THE PROBLEM: Give the material again in full, matching it exactly.

INFORMATION SHOWN:
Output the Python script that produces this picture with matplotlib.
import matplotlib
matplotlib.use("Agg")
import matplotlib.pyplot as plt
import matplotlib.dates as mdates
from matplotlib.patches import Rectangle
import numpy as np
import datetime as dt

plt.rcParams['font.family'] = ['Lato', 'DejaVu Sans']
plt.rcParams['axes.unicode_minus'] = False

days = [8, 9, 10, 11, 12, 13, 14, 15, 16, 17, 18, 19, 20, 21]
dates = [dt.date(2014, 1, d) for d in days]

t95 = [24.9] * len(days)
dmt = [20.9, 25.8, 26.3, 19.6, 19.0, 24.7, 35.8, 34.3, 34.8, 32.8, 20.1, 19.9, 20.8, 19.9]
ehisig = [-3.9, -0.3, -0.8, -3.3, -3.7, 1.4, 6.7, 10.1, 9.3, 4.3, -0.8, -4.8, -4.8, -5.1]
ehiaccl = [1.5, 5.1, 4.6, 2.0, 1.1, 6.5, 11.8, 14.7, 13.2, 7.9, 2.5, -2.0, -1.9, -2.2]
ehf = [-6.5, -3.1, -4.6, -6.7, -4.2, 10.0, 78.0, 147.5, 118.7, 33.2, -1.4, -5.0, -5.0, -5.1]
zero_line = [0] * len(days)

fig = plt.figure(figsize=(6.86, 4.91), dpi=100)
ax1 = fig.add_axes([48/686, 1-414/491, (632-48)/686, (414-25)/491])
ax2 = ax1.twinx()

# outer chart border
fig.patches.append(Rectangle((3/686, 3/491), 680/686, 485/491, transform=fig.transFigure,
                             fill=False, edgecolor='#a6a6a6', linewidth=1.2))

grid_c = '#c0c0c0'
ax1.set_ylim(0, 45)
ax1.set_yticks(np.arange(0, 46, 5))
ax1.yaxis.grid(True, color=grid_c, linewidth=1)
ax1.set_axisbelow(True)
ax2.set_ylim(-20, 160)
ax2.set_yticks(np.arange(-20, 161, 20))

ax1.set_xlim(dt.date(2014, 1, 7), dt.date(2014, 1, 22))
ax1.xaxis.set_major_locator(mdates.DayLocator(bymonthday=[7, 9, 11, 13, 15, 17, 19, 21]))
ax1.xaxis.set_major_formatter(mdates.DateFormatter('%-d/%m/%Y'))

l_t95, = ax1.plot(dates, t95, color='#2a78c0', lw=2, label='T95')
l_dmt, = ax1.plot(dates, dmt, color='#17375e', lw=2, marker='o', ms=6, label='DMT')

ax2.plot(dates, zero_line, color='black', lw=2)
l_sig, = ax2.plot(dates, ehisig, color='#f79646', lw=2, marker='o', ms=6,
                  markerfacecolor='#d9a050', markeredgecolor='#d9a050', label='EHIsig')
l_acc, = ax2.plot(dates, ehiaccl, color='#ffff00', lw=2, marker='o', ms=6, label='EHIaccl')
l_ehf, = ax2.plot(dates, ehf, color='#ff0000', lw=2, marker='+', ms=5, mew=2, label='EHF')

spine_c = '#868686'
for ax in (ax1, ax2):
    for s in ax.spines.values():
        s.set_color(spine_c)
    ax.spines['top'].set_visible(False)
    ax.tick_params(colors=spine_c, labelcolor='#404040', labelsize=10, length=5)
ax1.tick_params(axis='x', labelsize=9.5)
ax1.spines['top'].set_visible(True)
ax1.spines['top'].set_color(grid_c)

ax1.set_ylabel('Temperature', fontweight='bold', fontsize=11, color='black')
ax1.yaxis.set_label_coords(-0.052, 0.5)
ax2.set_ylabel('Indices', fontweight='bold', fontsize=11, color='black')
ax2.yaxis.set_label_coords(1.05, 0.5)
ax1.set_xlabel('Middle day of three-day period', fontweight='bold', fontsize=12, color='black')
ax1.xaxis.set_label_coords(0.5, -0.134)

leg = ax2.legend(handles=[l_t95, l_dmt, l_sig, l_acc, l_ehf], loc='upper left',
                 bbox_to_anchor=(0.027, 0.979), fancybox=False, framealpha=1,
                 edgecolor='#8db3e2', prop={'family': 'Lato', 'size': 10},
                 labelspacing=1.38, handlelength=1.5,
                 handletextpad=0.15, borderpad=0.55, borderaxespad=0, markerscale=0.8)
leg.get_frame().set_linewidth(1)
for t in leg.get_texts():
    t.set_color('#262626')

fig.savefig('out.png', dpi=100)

RESPONSE TO THE EXERCISE:
Output the Python script that produces this picture with matplotlib.
import matplotlib
matplotlib.use("Agg")
import matplotlib.pyplot as plt
import matplotlib.dates as mdates
from matplotlib.patches import Rectangle
import numpy as np
import datetime as dt

plt.rcParams['font.family'] = ['Lato', 'DejaVu Sans']
plt.rcParams['axes.unicode_minus'] = False

days = [8, 9, 10, 11, 12, 13, 14, 15, 16, 17, 18, 19, 20, 21]
dates = [dt.date(2014, 1, d) for d in days]

t95 = [24.9] * len(days)
dmt = [20.9, 25.8, 26.3, 19.6, 19.0, 24.7, 35.8, 34.3, 34.8, 32.8, 20.1, 19.9, 20.8, 19.9]
ehisig = [-3.9, -0.3, -0.8, -3.3, -3.7, 1.4, 6.7, 10.1, 9.3, 4.3, -0.8, -4.8, -4.8, -5.1]
ehiaccl = [1.5, 5.1, 4.6, 2.0, 1.1, 6.5, 11.8, 14.7, 13.2, 7.9, 2.5, -2.0, -1.9, -2.2]
ehf = [-6.5, -3.1, -4.6, -6.7, -4.2, 10.0, 78.0, 147.5, 118.7, 33.2, -1.4, -5.0, -5.0, -5.1]
zero_line = [0] * len(days)

fig = plt.figure(figsize=(6.86, 4.91), dpi=100)
ax1 = fig.add_axes([48/686, 1-414/491, (632-48)/686, (414-25)/491])
ax2 = ax1.twinx()

# outer chart border
fig.patches.append(Rectangle((3/686, 3/491), 680/686, 485/491, transform=fig.transFigure,
                             fill=False, edgecolor='#a6a6a6', linewidth=1.2))

grid_c = '#c0c0c0'
ax1.set_ylim(0, 45)
ax1.set_yticks(np.arange(0, 46, 5))
ax1.yaxis.grid(True, color=grid_c, linewidth=1)
ax1.set_axisbelow(True)
ax2.set_ylim(-20, 160)
ax2.set_yticks(np.arange(-20, 161, 20))

ax1.set_xlim(dt.date(2014, 1, 7), dt.date(2014, 1, 22))
ax1.xaxis.set_major_locator(mdates.DayLocator(bymonthday=[7, 9, 11, 13, 15, 17, 19, 21]))
ax1.xaxis.set_major_formatter(mdates.DateFormatter('%-d/%m/%Y'))

l_t95, = ax1.plot(dates, t95, color='#2a78c0', lw=2, label='T95')
l_dmt, = ax1.plot(dates, dmt, color='#17375e', lw=2, marker='o', ms=6, label='DMT')

ax2.plot(dates, zero_line, color='black', lw=2)
l_sig, = ax2.plot(dates, ehisig, color='#f79646', lw=2, marker='o', ms=6,
                  markerfacecolor='#d9a050', markeredgecolor='#d9a050', label='EHIsig')
l_acc, = ax2.plot(dates, ehiaccl, color='#ffff00', lw=2, marker='o', ms=6, label='EHIaccl')
l_ehf, = ax2.plot(dates, ehf, color='#ff0000', lw=2, marker='+', ms=5, mew=2, label='EHF')

spine_c = '#868686'
for ax in (ax1, ax2):
    for s in ax.spines.values():
        s.set_color(spine_c)
    ax.spines['top'].set_visible(False)
    ax.tick_params(colors=spine_c, labelcolor='#404040', labelsize=10, length=5)
ax1.tick_params(axis='x', labelsize=9.5)
ax1.spines['top'].set_visible(True)
ax1.spines['top'].set_color(grid_c)

ax1.set_ylabel('Temperature', fontweight='bold', fontsize=11, color='black')
ax1.yaxis.set_label_coords(-0.052, 0.5)
ax2.set_ylabel('Indices', fontweight='bold', fontsize=11, color='black')
ax2.yaxis.set_label_coords(1.05, 0.5)
ax1.set_xlabel('Middle day of three-day period', fontweight='bold', fontsize=12, color='black')
ax1.xaxis.set_label_coords(0.5, -0.134)

leg = ax2.legend(handles=[l_t95, l_dmt, l_sig, l_acc, l_ehf], loc='upper left',
                 bbox_to_anchor=(0.027, 0.979), fancybox=False, framealpha=1,
                 edgecolor='#8db3e2', prop={'family': 'Lato', 'size': 10},
                 labelspacing=1.38, handlelength=1.5,
                 handletextpad=0.15, borderpad=0.55, borderaxespad=0, markerscale=0.8)
leg.get_frame().set_linewidth(1)
for t in leg.get_texts():
    t.set_color('#262626')

fig.savefig('out.png', dpi=100)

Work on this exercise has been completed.